SAfrica: Chimps who attacked US student to live
By Associated Press
Jul 3, 2012 6:14 AM CDT
SAfrica: Chimps who attacked US student to live
FILE - In this file photo taken Feb. 1, 2011, chimpanzees sit in an enclosure at the Chimpanzee Eden rehabilitation center, near Nelspruit, South Africa. An American anthropology student attacked by chimps he was studying in South Africa knew primate research was not without risks. But after having...   (Associated Press)

The lead South African government investigator says two chimpanzees who viciously attacked a U.S. student will be allowed to live.

Conservationist Dries Pienaar blames human error for the attack last Thursday that has left 26-year-old Andrew F. Oberle in critical condition.

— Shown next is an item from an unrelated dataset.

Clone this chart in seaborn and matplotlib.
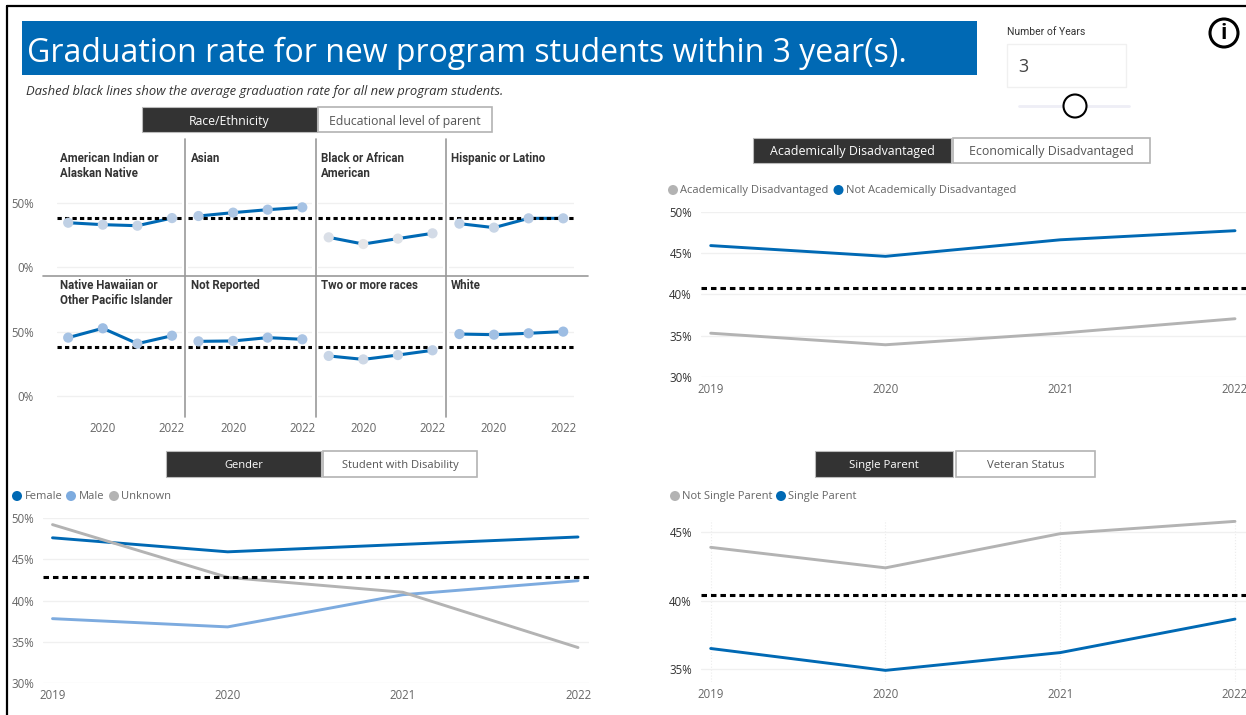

Pienaar told The Associated Press on Tuesday he found no negligence by the Jane Goodall Institute Chimpanzee Eden sanctuary in eastern South Africa.

Sanctuary managing member Eugene Cussons said he did not blame Oberle for crossing between two safety fences to try to retrieve a rock that the chimpanzees would use to stone tourists.

The chimps dragged Oberle under an electric fence and Pienaar said they tore off some fingers of one hand, among other injuries.

Oberle is studying anthropology at the University of Texas at San Antonio, and was researching at the institute at the time of the attack.